Auction Catalogue
Pair: Master At Arms J. Bond, Royal Navy, who was killed on 6 August 1914, when H.M.S. Amphion struck a mine off the Thames Estuary and sank with the loss of 132 men killed; she was the first ship of the Royal Navy to be sunk in the Great War
Africa General Service 1902-56, 1 clasp, Somaliland 1902-04 (J. Bond, P.O. 1Cl, H.M.S. Highflighr.); British War Medal 1914-20 (173919 J. Bond. M.A.A. R.N.) nearly extremely fine (2) £140-£180
John Bond was born on 2 April 1877 in Plymouth, Devon. He attested for the Royal Navy as a Boy on 5 June 1893. Advanced Petty Officer Second Class on 8 August 1901, he served in H.M.S. Highflyer during operations off the coast of Africa during the Somaliland 1902-04 campaign. He later joined the battleship H.M.S. New Zealand on 26th January 1910, where he was awarded his LSGC before his return to Devonport on 1 August 1911. Advanced Master At Arms, he joined the newly commissioned scout cruiser H.M.S. Amphion on 2 April 1913. By the start of the War Amphion was leader of the 3rd Destroyer Flotilla in the 1st Light Cruiser Squadron, assigned to the Harwich Force, defending the eastern approaches to the English Channel, under the command of Captain Cecil H. Fox. In the morning of 5 August, Amphion and the 3rd Flotilla sortied into the North Sea to patrol the area between Harwich and the Dutch island of Terschelling for German activity. At 10:15 a ship in the black, buff, and yellow colours of the Great Eastern Railway's steamers that plied between Harwich and the Hook of Holland was spotted. Fox sent the destroyers H.M.S. Lance and H.M.S. Landrail to investigate and shortly afterwards another destroyer reported that a trawler had seen a suspicious ship, ‘throwing things overboard, presumably mines’. H.M.S. Amphion led the flotilla to investigate and observed that the fleeing ship was deploying mines even then. At 10:45, Lance opened fire at a range of 4,400 yards (4,000 m).
The target was S.M.S. Königin Luise, a former Hamburg-Heligoland excursion boat that had been converted to an auxiliary minelayer by the Germans. They had planned to mount a pair of 8.8-centimetre (3.5 in) guns on board, but they did not have the time to do so; her only armament was a pair of lighter guns and 180 mines. On the night of 4 August, she had departed Emden and headed into the North Sea to lay mines off the Thames Estuary, which she began to do at dawn.
The fire from the destroyers was ineffective until Amphion closed to a range of 7,000 yards and began hitting the German ship at about 11:15. By noon, Königin Luise was sinking and the three British ships rescued 5 officers and 70 ratings. The flotilla proceeded onwards with their patrol until they reached the Dutch coast around 21:00 and turned for home. Fox was uncertain as to the locations of the mines laid by Königin Luise and laid a course that was seven nautical miles west of where he thought the mines were. He guessed wrongly and led his flotilla over the danger area.

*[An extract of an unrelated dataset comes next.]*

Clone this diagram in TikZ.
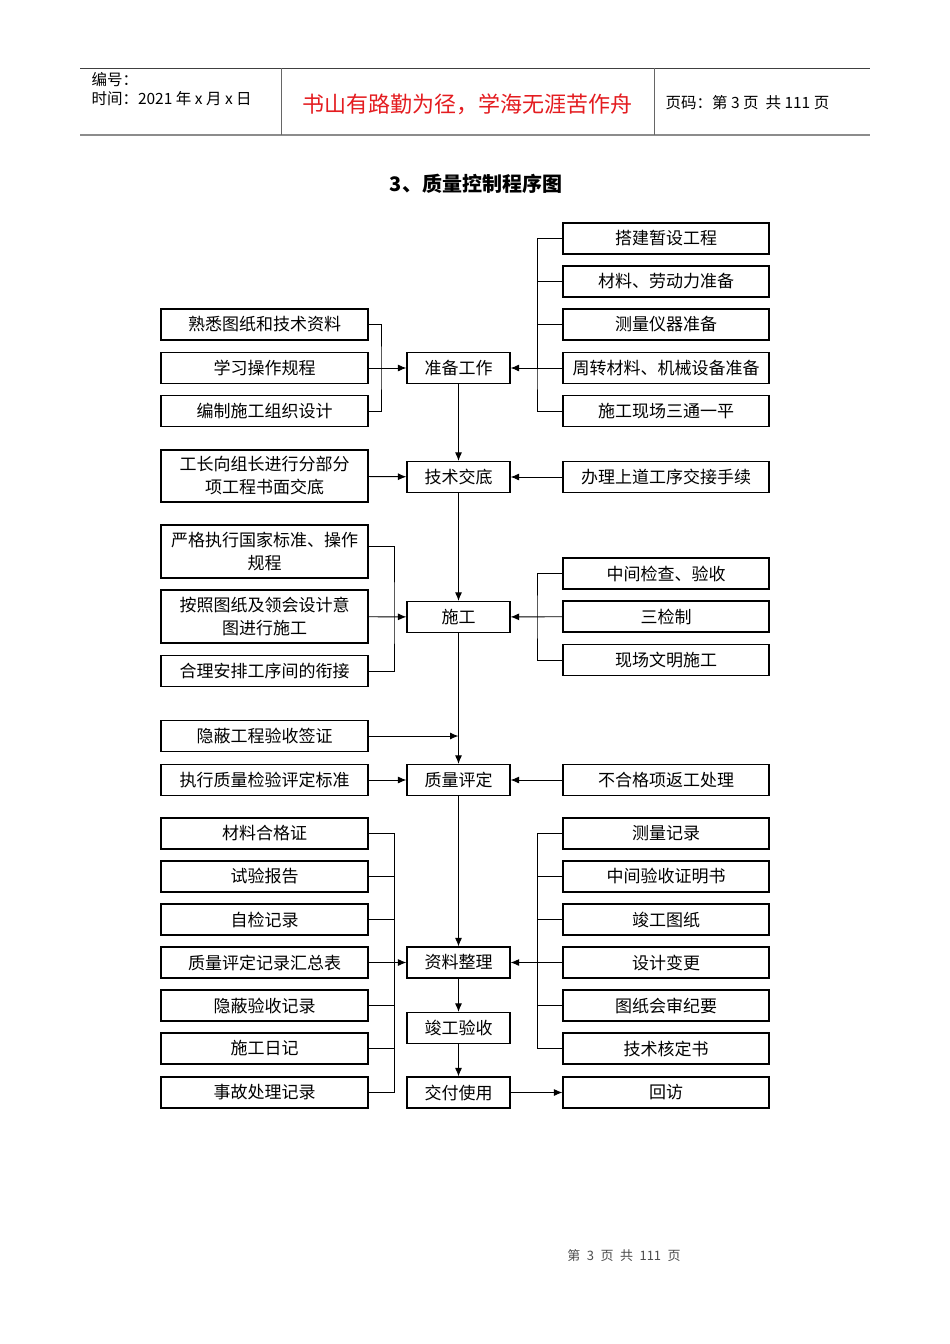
\documentclass[tikz,border=0pt]{standalone}
\usepackage{fontspec}
\setmainfont{Noto Sans CJK SC}
\usetikzlibrary{arrows.meta}
\definecolor{mottored}{RGB}{228,28,32}
\begin{document}
\begin{tikzpicture}[x=1pt,y=-1pt,>={Latex[length=8.5pt,width=7pt]},
	box/.style={draw,line width=1.2pt,inner sep=0pt,minimum height=31pt,align=center,font=\fontsize{17}{23}\selectfont},
	lbox/.style={box,minimum width=207pt},
	rbox/.style={box,minimum width=206pt},
	cbox/.style={box,minimum width=103pt},
	link/.style={line width=0.9pt}]
	\useasboundingbox (0,0) rectangle (950,1344);
	\fill[white] (0,0) rectangle (950,1344);
	% header
	\draw[line width=0.8pt,black!75] (80,68) -- (870,68);
	\draw[line width=2pt,black!45] (80,135) -- (870,135);
	\draw[line width=0.8pt,black!60] (281,68) -- (281,135) (654,68) -- (654,135);
	\node[anchor=west,font=\fontsize{15.5}{17}\selectfont] (hno) at (88,80) {编号：};
	\node[anchor=west,font=\fontsize{15.5}{17}\selectfont] (hdate) at (88,99) {时间：2021 年 x 月 x 日};
	\node[mottored,font=\fontsize{22}{24}\selectfont] (motto) at (467,104) {书山有路勤为径，学海无涯苦作舟};
	\node[anchor=west,font=\fontsize{15.5}{17}\selectfont] (hpage) at (662,103) {页码：第 3 页\ \ 共 111 页};
	\node[font=\fontsize{20}{22}\selectfont\bfseries] (title) at (476,184) {3、质量控制程序图};
	% main column
	\node[cbox] (prep) at (458.5,368) {准备工作};
	\node[cbox] (tech) at (458.5,477) {技术交底};
	\node[cbox] (cons) at (458.5,617) {施工};
	\node[cbox] (qual) at (458.5,780) {质量评定};
	\node[cbox] (docs) at (458.5,962.5) {资料整理};
	\node[cbox] (acc) at (458.5,1028) {竣工验收};
	\node[cbox] (hand) at (458.5,1092.5) {交付使用};
	% left side
	\node[lbox] (la1) at (264.5,324.5) {熟悉图纸和技术资料};
	\node[lbox] (la2) at (264.5,368) {学习操作规程};
	\node[lbox] (la3) at (264.5,411) {编制施工组织设计};
	\node[lbox,minimum height=52pt] (lb1) at (264.5,476) {工长向组长进行分部分\\项工程书面交底};
	\node[lbox,minimum height=53pt] (lc1) at (264.5,551.5) {严格执行国家标准、操作\\规程};
	\node[lbox,minimum height=53pt] (lc2) at (264.5,616.5) {按照图纸及领会设计意\\图进行施工};
	\node[lbox] (lc3) at (264.5,671) {合理安排工序间的衔接};
	\node[lbox] (ld1) at (264.5,736) {隐蔽工程验收签证};
	\node[lbox] (ld2) at (264.5,780) {执行质量检验评定标准};
	\node[lbox] (le1) at (264.5,833.5) {材料合格证};
	\node[lbox] (le2) at (264.5,876.5) {试验报告};
	\node[lbox] (le3) at (264.5,919.5) {自检记录};
	\node[lbox] (le4) at (264.5,962.5) {质量评定记录汇总表};
	\node[lbox] (le5) at (264.5,1005.5) {隐蔽验收记录};
	\node[lbox] (le6) at (264.5,1048.5) {施工日记};
	\node[lbox] (le7) at (264.5,1092.5) {事故处理记录};
	% right side
	\node[rbox] (ra1) at (666,238.5) {搭建暂设工程};
	\node[rbox] (ra2) at (666,281.5) {材料、劳动力准备};
	\node[rbox] (ra3) at (666,324.5) {测量仪器准备};
	\node[rbox] (ra4) at (666,368) {周转材料、机械设备准备};
	\node[rbox] (ra5) at (666,411) {施工现场三通一平};
	\node[rbox] (rb1) at (666,477) {办理上道工序交接手续};
	\node[rbox] (rc1) at (666,573.5) {中间检查、验收};
	\node[rbox] (rc2) at (666,616.5) {三检制};
	\node[rbox] (rc3) at (666,660) {现场文明施工};
	\node[rbox] (rd1) at (666,780) {不合格项返工处理};
	\node[rbox] (re1) at (666,833.5) {测量记录};
	\node[rbox] (re2) at (666,876.5) {中间验收证明书};
	\node[rbox] (re3) at (666,919.5) {竣工图纸};
	\node[rbox] (re4) at (666,962.5) {设计变更};
	\node[rbox] (re5) at (666,1005.5) {图纸会审纪要};
	\node[rbox] (re6) at (666,1048.5) {技术核定书};
	\node[rbox] (re7) at (666,1092.5) {回访};
	\node[font=\fontsize{13}{15}\selectfont,black!70] (foot) at (624,1256) {第\enspace 3\enspace 页\enspace 共\enspace 111\enspace 页};
	% bracket joints
	\path (381,368) coordinate (ja)
	(537,368) coordinate (jb)
	(394,617) coordinate (jc)
	(537,617) coordinate (jd)
	(394,962.5) coordinate (je)
	(537,962.5) coordinate (jf);
	% brackets
	\draw[link] (la1.east) -| (ja) |- (la3.east);
	\draw[link] (ra1.west) -| (jb) |- (ra5.west);
	\foreach \n in {ra2,ra3} \draw[link] (\n.west) -| (jb);
	\draw[link] ([yshift=5.5pt]lc1.east) -| (jc) |- (lc3.east);
	\draw[link] (rc1.west) -| (jd) |- (rc3.west);
	\draw[link] (le1.east) -| (je) |- (le7.east);
	\foreach \n in {le2,le3,le5,le6} \draw[link] (\n.east) -| (je);
	\draw[link] (re1.west) -| (jf) |- (re6.west);
	\foreach \n in {re2,re3,re5} \draw[link] (\n.west) -| (jf);
	% arrows
	\draw[link,->] (la2) -- (prep);
	\draw[link,->] (ra4) -- (prep);
	\draw[link,->] (lb1) -- (tech);
	\draw[link,->] (rb1) -- (tech);
	\draw[link,->] (lc2) -- (cons);
	\draw[link,->] (rc2) -- (cons);
	\draw[link,->] (ld1.east) -- (ld1.east -| qual.north);
	\draw[link,->] (ld2) -- (qual);
	\draw[link,->] (rd1) -- (qual);
	\draw[link,->] (le4) -- (docs);
	\draw[link,->] (re4) -- (docs);
	\draw[link,->] (prep) -- (tech);
	\draw[link,->] (tech) -- (cons);
	\draw[link,->] (cons) -- (qual);
	\draw[link,->] (qual) -- (docs);
	\draw[link,->] (docs) -- (acc);
	\draw[link,->] (acc) -- (hand);
	\draw[link,->] (hand) -- (re7);
\end{tikzpicture}
\end{document}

At 06:35, Amphion struck a mine that detonated underneath her bridge. The explosion set her forecastle on fire and broke the ship’s keel. The destroyer H.M.S. Linnet attempted to tow the cruiser, but a deep crack across her upper deck showed that she was hogging badly and Fox ordered his crew to abandon ship. Shortly afterwards, her forward magazine exploded, throwing one 4-inch gun into the air that narrowly missed Linnet. One of Amphion’s shells burst on the deck of the destroyer Lark, killing two of her men and the only German prisoner rescued from the cruiser. Amphion then rapidly sank within 15 minutes of the explosion losing 1 officer and 131 ratings killed in the sinking, plus an unknown number of the crew rescued from Königin Luise.
He is commemorated on the Plymouth Naval Memorial.